start Data block
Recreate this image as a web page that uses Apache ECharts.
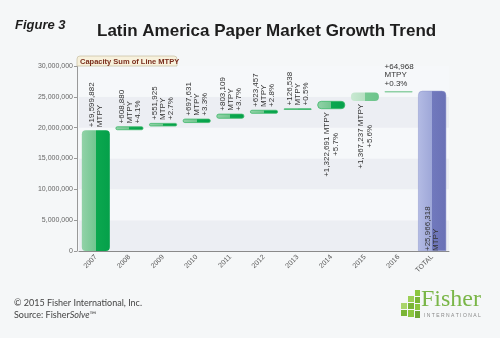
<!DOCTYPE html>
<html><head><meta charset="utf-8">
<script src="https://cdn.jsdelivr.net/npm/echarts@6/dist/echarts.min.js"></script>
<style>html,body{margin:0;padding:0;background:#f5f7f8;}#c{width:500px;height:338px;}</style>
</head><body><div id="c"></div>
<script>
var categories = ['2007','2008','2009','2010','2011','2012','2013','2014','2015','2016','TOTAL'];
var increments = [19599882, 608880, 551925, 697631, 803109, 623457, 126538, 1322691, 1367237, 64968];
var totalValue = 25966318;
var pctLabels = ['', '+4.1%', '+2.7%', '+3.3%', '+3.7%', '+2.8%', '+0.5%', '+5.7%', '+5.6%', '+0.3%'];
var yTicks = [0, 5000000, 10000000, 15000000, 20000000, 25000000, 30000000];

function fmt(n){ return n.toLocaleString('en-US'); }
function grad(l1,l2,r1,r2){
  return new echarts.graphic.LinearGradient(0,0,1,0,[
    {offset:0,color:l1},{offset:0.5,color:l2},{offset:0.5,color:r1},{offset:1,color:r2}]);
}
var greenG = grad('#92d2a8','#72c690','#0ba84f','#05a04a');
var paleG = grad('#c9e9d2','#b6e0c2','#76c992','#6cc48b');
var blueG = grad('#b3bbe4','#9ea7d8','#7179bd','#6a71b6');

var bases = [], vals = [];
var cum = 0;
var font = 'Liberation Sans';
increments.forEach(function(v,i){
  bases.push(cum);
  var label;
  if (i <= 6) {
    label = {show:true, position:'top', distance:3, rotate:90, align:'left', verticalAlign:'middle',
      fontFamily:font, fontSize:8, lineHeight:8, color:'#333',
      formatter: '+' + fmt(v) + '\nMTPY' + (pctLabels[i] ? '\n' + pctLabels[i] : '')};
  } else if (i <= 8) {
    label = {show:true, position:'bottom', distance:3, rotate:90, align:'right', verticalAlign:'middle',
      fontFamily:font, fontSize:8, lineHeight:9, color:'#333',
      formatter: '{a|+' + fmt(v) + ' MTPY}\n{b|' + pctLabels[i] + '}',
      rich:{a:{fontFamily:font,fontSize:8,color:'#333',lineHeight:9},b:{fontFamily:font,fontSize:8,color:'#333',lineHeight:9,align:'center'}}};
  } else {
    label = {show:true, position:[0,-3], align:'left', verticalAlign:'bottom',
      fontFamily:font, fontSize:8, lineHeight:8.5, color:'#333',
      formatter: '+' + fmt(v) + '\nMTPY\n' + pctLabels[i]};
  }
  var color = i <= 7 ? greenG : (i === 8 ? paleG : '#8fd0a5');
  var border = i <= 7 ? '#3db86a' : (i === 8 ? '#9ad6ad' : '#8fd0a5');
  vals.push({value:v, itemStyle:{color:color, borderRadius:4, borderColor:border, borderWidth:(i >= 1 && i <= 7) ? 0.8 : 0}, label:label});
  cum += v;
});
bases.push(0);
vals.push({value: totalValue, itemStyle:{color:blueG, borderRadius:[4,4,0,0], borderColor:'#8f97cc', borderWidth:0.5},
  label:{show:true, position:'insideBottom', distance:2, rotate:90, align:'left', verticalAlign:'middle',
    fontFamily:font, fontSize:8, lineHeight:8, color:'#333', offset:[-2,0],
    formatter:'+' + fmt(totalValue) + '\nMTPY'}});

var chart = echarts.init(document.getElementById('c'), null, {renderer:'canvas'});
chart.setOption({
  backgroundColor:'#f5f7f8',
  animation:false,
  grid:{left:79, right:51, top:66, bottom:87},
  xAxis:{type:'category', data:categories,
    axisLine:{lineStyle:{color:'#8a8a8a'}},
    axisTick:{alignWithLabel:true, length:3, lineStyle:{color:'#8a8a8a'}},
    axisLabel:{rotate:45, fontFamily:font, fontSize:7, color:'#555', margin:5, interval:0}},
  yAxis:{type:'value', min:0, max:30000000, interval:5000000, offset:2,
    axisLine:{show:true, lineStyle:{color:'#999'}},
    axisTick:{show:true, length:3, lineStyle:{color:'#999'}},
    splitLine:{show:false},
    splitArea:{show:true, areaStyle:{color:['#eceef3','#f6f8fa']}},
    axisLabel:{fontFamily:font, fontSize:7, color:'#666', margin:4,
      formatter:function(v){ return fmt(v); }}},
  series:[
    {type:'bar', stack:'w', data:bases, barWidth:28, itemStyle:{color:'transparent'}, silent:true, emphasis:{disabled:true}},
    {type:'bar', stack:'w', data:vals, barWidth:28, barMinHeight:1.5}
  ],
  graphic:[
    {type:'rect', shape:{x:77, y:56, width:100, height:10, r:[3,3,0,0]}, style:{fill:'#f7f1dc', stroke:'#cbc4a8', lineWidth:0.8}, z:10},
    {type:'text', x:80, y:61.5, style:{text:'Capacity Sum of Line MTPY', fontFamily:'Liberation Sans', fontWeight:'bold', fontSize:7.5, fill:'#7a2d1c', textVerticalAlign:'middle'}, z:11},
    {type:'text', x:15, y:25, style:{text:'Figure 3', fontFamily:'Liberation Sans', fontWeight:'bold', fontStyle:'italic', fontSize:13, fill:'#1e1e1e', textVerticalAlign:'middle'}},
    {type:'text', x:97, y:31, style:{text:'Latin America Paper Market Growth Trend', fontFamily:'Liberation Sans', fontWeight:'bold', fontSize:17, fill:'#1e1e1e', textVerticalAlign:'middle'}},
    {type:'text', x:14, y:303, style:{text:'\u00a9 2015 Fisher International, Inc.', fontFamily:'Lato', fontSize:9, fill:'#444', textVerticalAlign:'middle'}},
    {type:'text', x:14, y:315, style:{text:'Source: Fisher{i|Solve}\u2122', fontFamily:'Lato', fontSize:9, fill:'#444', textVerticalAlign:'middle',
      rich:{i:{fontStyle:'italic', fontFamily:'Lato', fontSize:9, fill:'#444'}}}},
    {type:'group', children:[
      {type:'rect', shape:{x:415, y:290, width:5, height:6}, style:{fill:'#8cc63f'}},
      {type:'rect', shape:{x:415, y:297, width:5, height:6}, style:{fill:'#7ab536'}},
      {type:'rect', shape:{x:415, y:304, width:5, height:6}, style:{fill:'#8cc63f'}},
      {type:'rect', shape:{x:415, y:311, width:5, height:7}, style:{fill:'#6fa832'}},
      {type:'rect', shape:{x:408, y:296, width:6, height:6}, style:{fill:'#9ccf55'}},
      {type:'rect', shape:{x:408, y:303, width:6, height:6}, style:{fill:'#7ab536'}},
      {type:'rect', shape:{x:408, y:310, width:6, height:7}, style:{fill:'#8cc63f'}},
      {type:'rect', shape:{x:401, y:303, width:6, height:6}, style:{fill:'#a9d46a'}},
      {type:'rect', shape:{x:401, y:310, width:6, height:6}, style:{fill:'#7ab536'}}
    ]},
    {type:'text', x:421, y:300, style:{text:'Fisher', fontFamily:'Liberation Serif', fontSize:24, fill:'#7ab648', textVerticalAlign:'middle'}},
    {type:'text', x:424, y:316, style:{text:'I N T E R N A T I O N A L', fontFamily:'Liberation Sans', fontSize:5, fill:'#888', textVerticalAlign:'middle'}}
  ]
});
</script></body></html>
end Data block
**Task statement**
Keep the pictures out of the copy and write out the data exactly as it stands.

**Solution**
Recreate this image as a web page that uses Apache ECharts.
<!DOCTYPE html>
<html><head><meta charset="utf-8">
<script src="https://cdn.jsdelivr.net/npm/echarts@6/dist/echarts.min.js"></script>
<style>html,body{margin:0;padding:0;background:#f5f7f8;}#c{width:500px;height:338px;}</style>
</head><body><div id="c"></div>
<script>
var categories = ['2007','2008','2009','2010','2011','2012','2013','2014','2015','2016','TOTAL'];
var increments = [19599882, 608880, 551925, 697631, 803109, 623457, 126538, 1322691, 1367237, 64968];
var totalValue = 25966318;
var pctLabels = ['', '+4.1%', '+2.7%', '+3.3%', '+3.7%', '+2.8%', '+0.5%', '+5.7%', '+5.6%', '+0.3%'];
var yTicks = [0, 5000000, 10000000, 15000000, 20000000, 25000000, 30000000];

function fmt(n){ return n.toLocaleString('en-US'); }
function grad(l1,l2,r1,r2){
  return new echarts.graphic.LinearGradient(0,0,1,0,[
    {offset:0,color:l1},{offset:0.5,color:l2},{offset:0.5,color:r1},{offset:1,color:r2}]);
}
var greenG = grad('#92d2a8','#72c690','#0ba84f','#05a04a');
var paleG = grad('#c9e9d2','#b6e0c2','#76c992','#6cc48b');
var blueG = grad('#b3bbe4','#9ea7d8','#7179bd','#6a71b6');

var bases = [], vals = [];
var cum = 0;
var font = 'Liberation Sans';
increments.forEach(function(v,i){
  bases.push(cum);
  var label;
  if (i <= 6) {
    label = {show:true, position:'top', distance:3, rotate:90, align:'left', verticalAlign:'middle',
      fontFamily:font, fontSize:8, lineHeight:8, color:'#333',
      formatter: '+' + fmt(v) + '\nMTPY' + (pctLabels[i] ? '\n' + pctLabels[i] : '')};
  } else if (i <= 8) {
    label = {show:true, position:'bottom', distance:3, rotate:90, align:'right', verticalAlign:'middle',
      fontFamily:font, fontSize:8, lineHeight:9, color:'#333',
      formatter: '{a|+' + fmt(v) + ' MTPY}\n{b|' + pctLabels[i] + '}',
      rich:{a:{fontFamily:font,fontSize:8,color:'#333',lineHeight:9},b:{fontFamily:font,fontSize:8,color:'#333',lineHeight:9,align:'center'}}};
  } else {
    label = {show:true, position:[0,-3], align:'left', verticalAlign:'bottom',
      fontFamily:font, fontSize:8, lineHeight:8.5, color:'#333',
      formatter: '+' + fmt(v) + '\nMTPY\n' + pctLabels[i]};
  }
  var color = i <= 7 ? greenG : (i === 8 ? paleG : '#8fd0a5');
  var border = i <= 7 ? '#3db86a' : (i === 8 ? '#9ad6ad' : '#8fd0a5');
  vals.push({value:v, itemStyle:{color:color, borderRadius:4, borderColor:border, borderWidth:(i >= 1 && i <= 7) ? 0.8 : 0}, label:label});
  cum += v;
});
bases.push(0);
vals.push({value: totalValue, itemStyle:{color:blueG, borderRadius:[4,4,0,0], borderColor:'#8f97cc', borderWidth:0.5},
  label:{show:true, position:'insideBottom', distance:2, rotate:90, align:'left', verticalAlign:'middle',
    fontFamily:font, fontSize:8, lineHeight:8, color:'#333', offset:[-2,0],
    formatter:'+' + fmt(totalValue) + '\nMTPY'}});

var chart = echarts.init(document.getElementById('c'), null, {renderer:'canvas'});
chart.setOption({
  backgroundColor:'#f5f7f8',
  animation:false,
  grid:{left:79, right:51, top:66, bottom:87},
  xAxis:{type:'category', data:categories,
    axisLine:{lineStyle:{color:'#8a8a8a'}},
    axisTick:{alignWithLabel:true, length:3, lineStyle:{color:'#8a8a8a'}},
    axisLabel:{rotate:45, fontFamily:font, fontSize:7, color:'#555', margin:5, interval:0}},
  yAxis:{type:'value', min:0, max:30000000, interval:5000000, offset:2,
    axisLine:{show:true, lineStyle:{color:'#999'}},
    axisTick:{show:true, length:3, lineStyle:{color:'#999'}},
    splitLine:{show:false},
    splitArea:{show:true, areaStyle:{color:['#eceef3','#f6f8fa']}},
    axisLabel:{fontFamily:font, fontSize:7, color:'#666', margin:4,
      formatter:function(v){ return fmt(v); }}},
  series:[
    {type:'bar', stack:'w', data:bases, barWidth:28, itemStyle:{color:'transparent'}, silent:true, emphasis:{disabled:true}},
    {type:'bar', stack:'w', data:vals, barWidth:28, barMinHeight:1.5}
  ],
  graphic:[
    {type:'rect', shape:{x:77, y:56, width:100, height:10, r:[3,3,0,0]}, style:{fill:'#f7f1dc', stroke:'#cbc4a8', lineWidth:0.8}, z:10},
    {type:'text', x:80, y:61.5, style:{text:'Capacity Sum of Line MTPY', fontFamily:'Liberation Sans', fontWeight:'bold', fontSize:7.5, fill:'#7a2d1c', textVerticalAlign:'middle'}, z:11},
    {type:'text', x:15, y:25, style:{text:'Figure 3', fontFamily:'Liberation Sans', fontWeight:'bold', fontStyle:'italic', fontSize:13, fill:'#1e1e1e', textVerticalAlign:'middle'}},
    {type:'text', x:97, y:31, style:{text:'Latin America Paper Market Growth Trend', fontFamily:'Liberation Sans', fontWeight:'bold', fontSize:17, fill:'#1e1e1e', textVerticalAlign:'middle'}},
    {type:'text', x:14, y:303, style:{text:'\u00a9 2015 Fisher International, Inc.', fontFamily:'Lato', fontSize:9, fill:'#444', textVerticalAlign:'middle'}},
    {type:'text', x:14, y:315, style:{text:'Source: Fisher{i|Solve}\u2122', fontFamily:'Lato', fontSize:9, fill:'#444', textVerticalAlign:'middle',
      rich:{i:{fontStyle:'italic', fontFamily:'Lato', fontSize:9, fill:'#444'}}}},
    {type:'group', children:[
      {type:'rect', shape:{x:415, y:290, width:5, height:6}, style:{fill:'#8cc63f'}},
      {type:'rect', shape:{x:415, y:297, width:5, height:6}, style:{fill:'#7ab536'}},
      {type:'rect', shape:{x:415, y:304, width:5, height:6}, style:{fill:'#8cc63f'}},
      {type:'rect', shape:{x:415, y:311, width:5, height:7}, style:{fill:'#6fa832'}},
      {type:'rect', shape:{x:408, y:296, width:6, height:6}, style:{fill:'#9ccf55'}},
      {type:'rect', shape:{x:408, y:303, width:6, height:6}, style:{fill:'#7ab536'}},
      {type:'rect', shape:{x:408, y:310, width:6, height:7}, style:{fill:'#8cc63f'}},
      {type:'rect', shape:{x:401, y:303, width:6, height:6}, style:{fill:'#a9d46a'}},
      {type:'rect', shape:{x:401, y:310, width:6, height:6}, style:{fill:'#7ab536'}}
    ]},
    {type:'text', x:421, y:300, style:{text:'Fisher', fontFamily:'Liberation Serif', fontSize:24, fill:'#7ab648', textVerticalAlign:'middle'}},
    {type:'text', x:424, y:316, style:{text:'I N T E R N A T I O N A L', fontFamily:'Liberation Sans', fontSize:5, fill:'#888', textVerticalAlign:'middle'}}
  ]
});
</script></body></html>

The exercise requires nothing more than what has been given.